Research

Optimal duration of antibiotics for wet cough in children? Australian RCT provides some answers


The first randomised controlled trial to investigate the optimal duration of antibiotic treatment for wet cough and protracted bacterial bronchitis in children has produced mixed results for extending treatment beyond two weeks.

While a four week course of amoxicillin-clavulanate was no different to a two week course in terms of cough resolution, it did result in better symptom control over six months, Australian researchers found.

In a study led by Dr Tom Ruffles of the Queensland Children’s Hospital, 106 children with protracted bacterial bronchitis (median age two year) were randomly assigned  to  receive two or four weeks   of amoxicillin–clavulanate as a twice-daily oral suspension.

For the primary outcome of cough resolution by day 28, there was no difference between the two and four week treatment groups (70% vs 62%).

However the time until next exacerbation was four times longer in the four-week group than the two-week group (median 150 vs 36 days; adjusted hazard ratio 0·47, p=0·02).

The rate of recurrence at six months was lower in four week group compared with the two week group (53% vs 74%) but the difference was no significant.

There were no differences in quality of life or in microbial resistance between the two groups.

Writing in Lancet Respiratory Medicine, Dr Ruffles and colleagues said that until now there had been a paucity of evidence to guide treatment decisions for children with wet cough and likely PBB.

They noted that currently some guidelines such as those from the British Thoracic Society recommend an initial course of four to six weeks duration, while most recommend two weeks.

And although four weeks of antibiotics did not improve clinical cure  at 28 days compared with a two-week course, there was still a case for prescribing longer courses, they suggested.

“There is insufficient evidence to support an alteration from current guidance of an initial 2-week course of antibiotics for PBB that can be extended up to a total of 4 weeks if cough resolution has not occurred. However, some children could benefit from a 4-week course, as this longer duration of antibiotics led to a longer cough-free period,” they wrote.

They also noted that the improved wet cough symptom control provided by an initial four-week course of antibiotics resulted in a similar mean total antibiotic duration between the groups during the trial and at 6-months follow-up.

“Taken in context with the finding of no difference between the groups for antimicrobial resistance of nasal respiratory pathogens, these results provide reassurance of responsible prescribing when a four-week course of antibiotics is being considered for treatment of suspected PBB.”

An accompanying commentary article highlighted the finding that one third of children with a clinical suspicion of PBB did not subsequently meet the diagnostic criteria due to a failure to achieve cough resolution.

“The lack of difference in cough resolution between groups suggests for non-responders there is little apparent benefit in extending the antibiotic course beyond two weeks as currently recommended.

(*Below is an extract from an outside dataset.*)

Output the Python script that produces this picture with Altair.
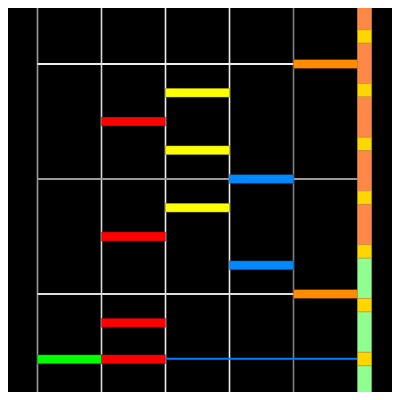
import altair as alt
import pandas as pd

# Note bars: start beat, end beat, pitch (semitones), colour
bar_x = [4, 2, 1, 2, 3, 2, 1, 3, 4, 1, 0, 1]
bar_x2 = [5, 3, 2, 3, 4, 3, 2, 4, 5, 2, 1, 2]
bar_pitch = [24, 21, 18, 15, 12, 9, 6, 3, 0, -3, -6.8, -6.8]
bar_color = ["#ff8c00", "#ffff00", "#ff0000", "#ffff00", "#0088ff", "#ffff00",
             "#ff0000", "#0088ff", "#ff8c00", "#ff0000", "#00ff00", "#ff0000"]

# Vertical grid lines
vline_x = [0, 1, 2, 3, 4]
vline_color = ["#999999", "#d8d8d8", "#eeeeee", "#eeeeee", "#808080"]

# Horizontal lines
hline_pitch = [24, 12, 0, -6.75]
hline_x = [0, 0, 0, 2]
hline_x2 = [5, 5, 5, 5]
hline_color = ["#eeeeee", "#999999", "#dddddd", "#0080ff"]

# Side ruler cells (in beats)
cell_start = [-3, 0, 1, 4, 5, 8, 9, 12, 13, 16, 17, 20, 21, 24, 25]
cell_end = [0, 1, 4, 5, 8, 9, 12, 13, 16, 17, 20, 21, 24, 25, 28]
cell_color = ["#ff8847", "#ffd700", "#ff8847", "#ffd700", "#ff8847", "#ffd700",
              "#ff8847", "#ffd700", "#ff8847", "#ffd700", "#8fff8f", "#ffd700",
              "#8fff8f", "#ffd700", "#8fff8f"]

bars = pd.DataFrame({"x": bar_x, "x2": bar_x2, "p": bar_pitch, "c": bar_color})
vlines = pd.DataFrame({"x": vline_x, "c": vline_color})
hlines = pd.DataFrame({"p": hline_pitch, "x": hline_x, "x2": hline_x2, "c": hline_color})
cells = pd.DataFrame({"s": cell_start, "e": cell_end, "c": cell_color})

xs = alt.Scale(domain=[-0.4609, 5.539], nice=False, zero=False)
ys = alt.Scale(domain=[-10.226, 29.845], nice=False, zero=False)
cs = alt.Scale(domain=[-1.6146, 26.957], nice=False, zero=False, reverse=True)

vl = alt.Chart(vlines).mark_rule(strokeWidth=1.6).encode(
    x=alt.X("x:Q", scale=xs, axis=None),
    color=alt.Color("c:N", scale=None),
)

hl = alt.Chart(hlines).mark_rule(strokeWidth=2).encode(
    x=alt.X("x:Q", scale=xs, axis=None),
    x2="x2:Q",
    y=alt.Y("p:Q", scale=ys, axis=None),
    color=alt.Color("c:N", scale=None),
)

br = alt.Chart(bars).transform_calculate(
    lo="datum.p - 0.47", hi="datum.p + 0.47"
).mark_rect(stroke="black", strokeOpacity=0.25, strokeWidth=1).encode(
    x=alt.X("x:Q", scale=xs, axis=None),
    x2="x2:Q",
    y=alt.Y("lo:Q", scale=ys, axis=None),
    y2="hi:Q",
    color=alt.Color("c:N", scale=None),
)

base = alt.layer(vl, hl, br)

col = alt.Chart(cells).transform_calculate(
    a="5", b="5.22"
).mark_rect(stroke="#c89a40", strokeOpacity=0.6, strokeWidth=1).encode(
    x=alt.X("a:Q", scale=xs, axis=None),
    x2="b:Q",
    y=alt.Y("s:Q", scale=cs, axis=None),
    y2="e:Q",
    color=alt.Color("c:N", scale=None),
)

chart = alt.layer(base, col).resolve_scale(y="independent").properties(
    width=384, height=384, background="black", padding=0,
    autosize=alt.AutoSizeParams(type="none"),
).configure_view(stroke=None)

chart.save("out.html", embed_options={"renderer": "svg", "actions": False})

These children should instead be investigated for a cause other than PBB,” the authors said.

For children who did improve following initial treatment, the differences in cough exacerbation and possibly relapse “might be important enough to warrant a longer initial course in responders,” they added.

They proposed a further RCT of two week versus six week courses of antibiotics for wet cough, to address the hypothesis that extending the initial treatment beyond that required for symptom resolution would enable damaged epithelium to repair and mucociliary clearance to improve, thereby reducing relapses.